Alabama has no statewide rent control and no local rent-board overlay comparable to some other states, so the state URLTA governs the notice end to end. For the full possession procedure, see our guide to Alabama eviction procedure.

Bottom line

A clean Alabama cure-or-quit is exact: confirm the breach is curable under § 35-9A-421(a) and not § 35-9A-421(c) conduct, describe the violation and a specific achievable cure, give seven business days from RECEIPT excluding weekends and holidays, set a termination date at least 14 days out, check the twice-per-year cure limit under § 35-9A-421(d), serve by a provable § 35-9A-144 method with proof, never resort to self-help, and file for possession only after the period passes uncured.

Frequently Asked Questions

What is an Alabama Notice to Cure or Quit?

An Alabama Notice to Cure or Quit is a statutory pre-eviction notice under Ala. Code § 35-9A-421(a) of the Alabama Uniform Residential Landlord and Tenant Act. It gives a tenant seven business days to remedy a material noncompliance with the lease, after which the rental agreement terminates on a date not less than 14 days after receipt if the breach is not cured. Unlike a pay-rent-or-quit notice, it applies to non-rent material lease violations such as unauthorized pets, occupancy excess, unauthorized alterations, or curable nuisance.

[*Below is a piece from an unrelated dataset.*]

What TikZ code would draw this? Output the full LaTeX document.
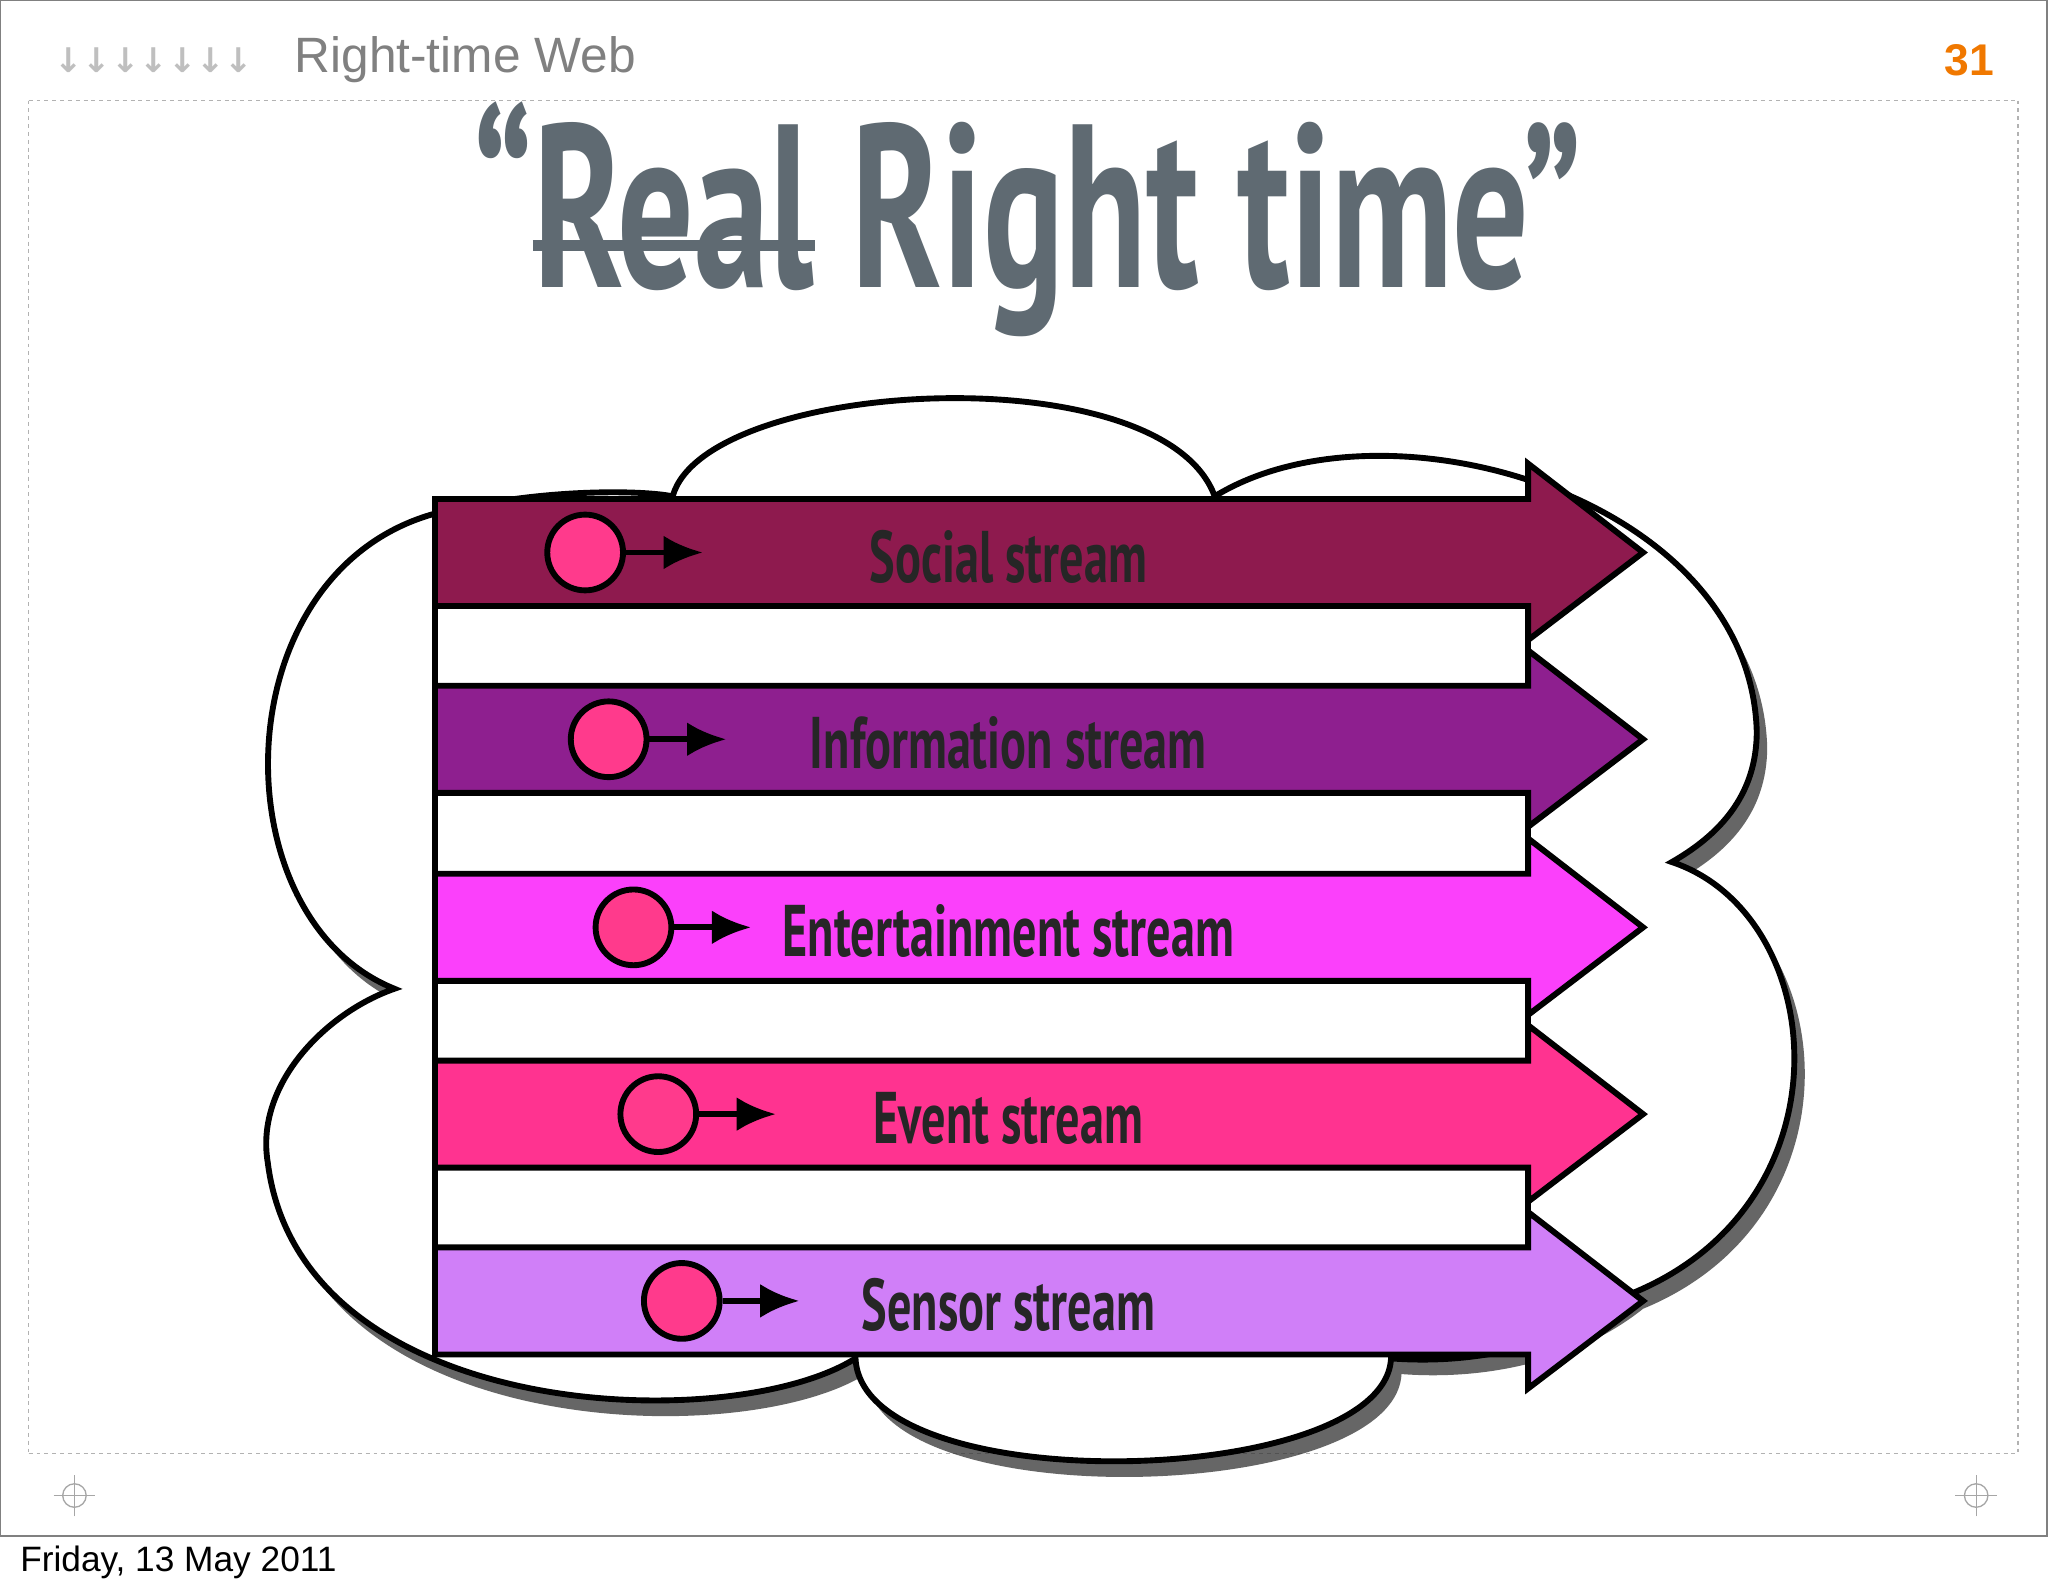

How many days does an Alabama cure-or-quit notice give?

Ala. Code § 35-9A-421(a) gives the tenant seven business days to remedy the violation. If the breach is not cured within those seven business days, the rental agreement terminates on the specified date, which the statute frames as not less than 14 days after receipt of the notice. Saturdays, Sundays, and legal holidays are excluded from the seven-business-day count, and the period runs from the tenant’s receipt of the notice.

Does Alabama require just cause for eviction?

No. Alabama has no statewide just-cause eviction statute and no statewide rent control. A landlord may terminate a tenancy in accordance with the lease and the Alabama Uniform Residential Landlord and Tenant Act, subject to the federal Fair Housing Act and the anti-retaliation protections of § 35-9A-501. Alabama also preempts local rent control, so there is no municipal rent-board overlay comparable to ordinances found in some other states.

What service methods are valid in Alabama?

Under Ala. Code § 35-9A-161 and the delivery standard of § 35-9A-144, notice is served by any method reasonably calculated to inform the tenant: personal hand delivery, delivery left at the tenant’s dwelling unit, or mail to the address the tenant designated. Because the seven business days run from receipt, mailing requires allowing added days for the notice to arrive before the cure count begins. Keep proof of the method and date of delivery.

What if the tenant cures within the cure period?

If the tenant fully remedies the noncompliance within the seven business days, the rental agreement does not terminate and the tenancy continues. The cure must be complete, not partial. Document the cure with photographs and written confirmation and do not file for possession. Note the repeat-cure limit in § 35-9A-421(d): a tenant may cure a breach no more than two times in any 12-month period without the landlord’s express written consent.

Can an Alabama landlord use a cure-or-quit notice for unpaid rent?

No. Nonpayment of rent goes through the separate § 35-9A-421(b) pay-rent-or-quit process. The cure-or-quit notice under § 35-9A-421(a) is for non-rent material lease violations. Mixing a rent demand into a cure-or-quit notice can invalidate it, so use the dedicated Alabama pay-rent-or-quit notice for rent default.

What violations are non-curable in Alabama?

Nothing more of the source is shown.